A former Marine discharged more than two years ago for disobeying orders, including that she not post Bible verses at her workstation, will go before the military's highest court next week to argue her religious rights were violated.
In challenging the ruling of her court-martial judge, former Lance Cpl. Monifa F. Sterling has garnered the support of a wide range of religious organizations and dozens of members of Congress, who believe the Marine Corps violated her rights under the Military Religious Restoration Act.
Attorney Michael Berry, a former Marine Judge Advocate General and now director of military affairs for the First Liberty Institute, which is representing Sterling, said last fall that the case "has the potential to affect the religious freedom of millions of Americans who serve in our armed forces."
In an interview with McClatchy News Service in October, Berry aid the appeals court's decision to hear the case marked a victory for Sterling's many advocates. Among her backers are more than 40 members of Congress who have weighed in on the case with a friend of the court brief.
A similar filing was made by The Becket Fund for Religious Liberty and represented various Protestant, Catholic, Mormon, Jewish, Muslim and Sikh leaders, including endorsing agencies for military chaplains.
But while the court will hear Sterling's argument that the military violated her rights by forcing her to remove Bible verses from her workplace, it will not address other charges for which she was found guilty at court-martial. These include refusing to wear the uniform ordered by her superior and refusing to report for duty.
"The other charges aren't being challenged in this appeal. The only issue before the court is whether the military violated Lance Corporal Sterling's right to religious freedom by discriminatorily forcing her to remove her scripture verses from her workspace," Daniel Blomberg, legal counsel for The Becket Fund, told Military.com.
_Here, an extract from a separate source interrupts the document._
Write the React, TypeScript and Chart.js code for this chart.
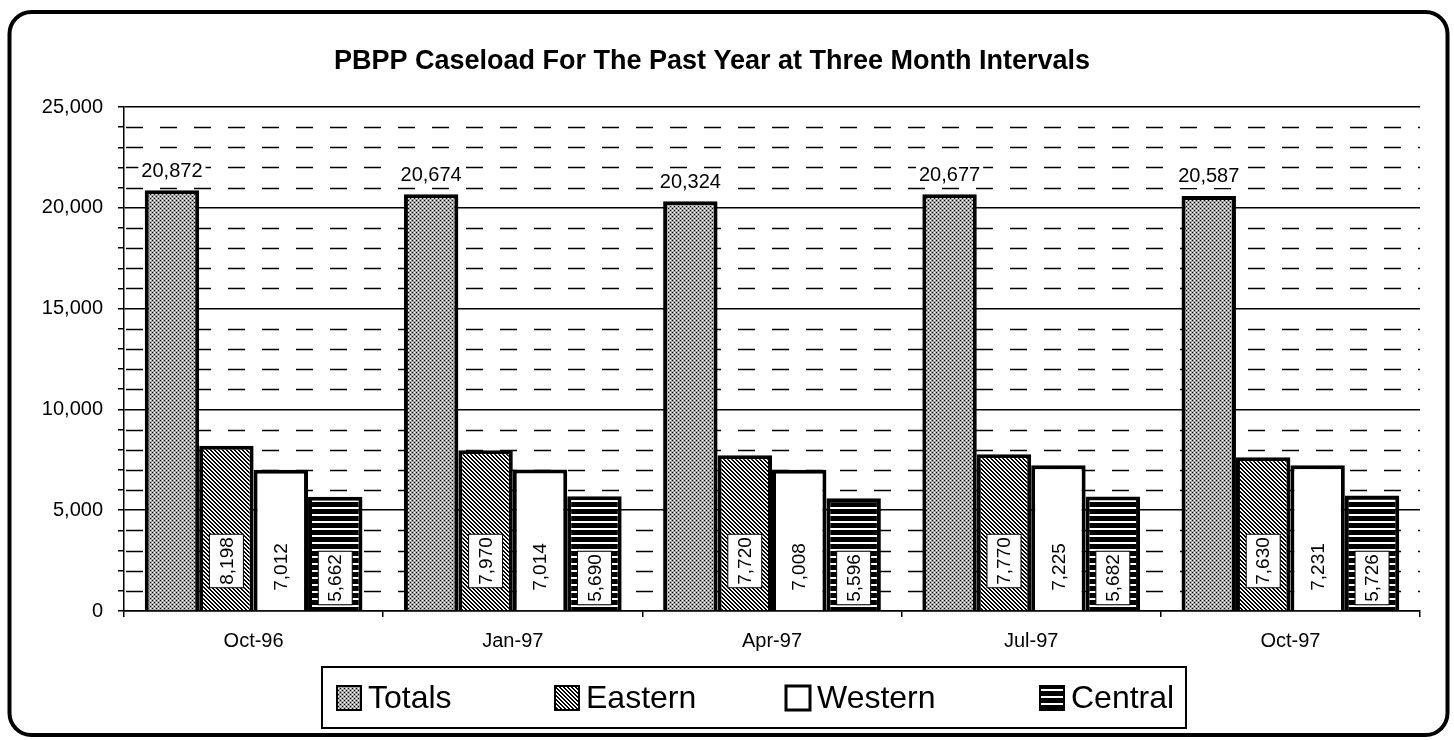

Blomberg said the original court ruled against the former Marine's religious rights argument because it "didn't think that posting scripture verses was a sufficiently well-known religious belief to be protected, and because it believed that religious speech is inherently 'divisive' and may be pre-emptively censored.
"Both rulings are unusual, harmful, and need to be reversed," Blomberg said.
The court found that in May 2013, Sterling posted the Bible quote, "No weapon formed against me shall prosper," above her computer monitor, on the computer tower and on her in-box. After she was told to take them down and refused, a noncommissioned officer, identified in court papers as Staff Sgt. Alexander, removed them. Sterling reposted the verse the next day and Alexander again removed them.
The court, in its decision to punish Sterling with a bad conduct discharge, also noted that her defense attorney "essentially argued for a punitive discharge" on the grounds she wanted out of the Corps quickly.
The defense attorney's sentencing comments included statements that "Sterling ... is recently married. And she has also said, she is not long for the Marine Corps one way or the other. And so whatever punishment you give her, I would ask that it be a punishment that quickly brings [LCpl] Sterling's association with her command and the Marine Corps to an end."
Attorney Bradley Girard of Americans United for Separation of Church and State said Sterling's case has nothing to do with religious liberty in the military. Also, Sterling never told her staff sergeant the verse was from the Bible and that she was posting it for religious reasons, AU states in its own court filing on the case.
"She didn't even mention it was religious until her trial, which was six months later," Girard said.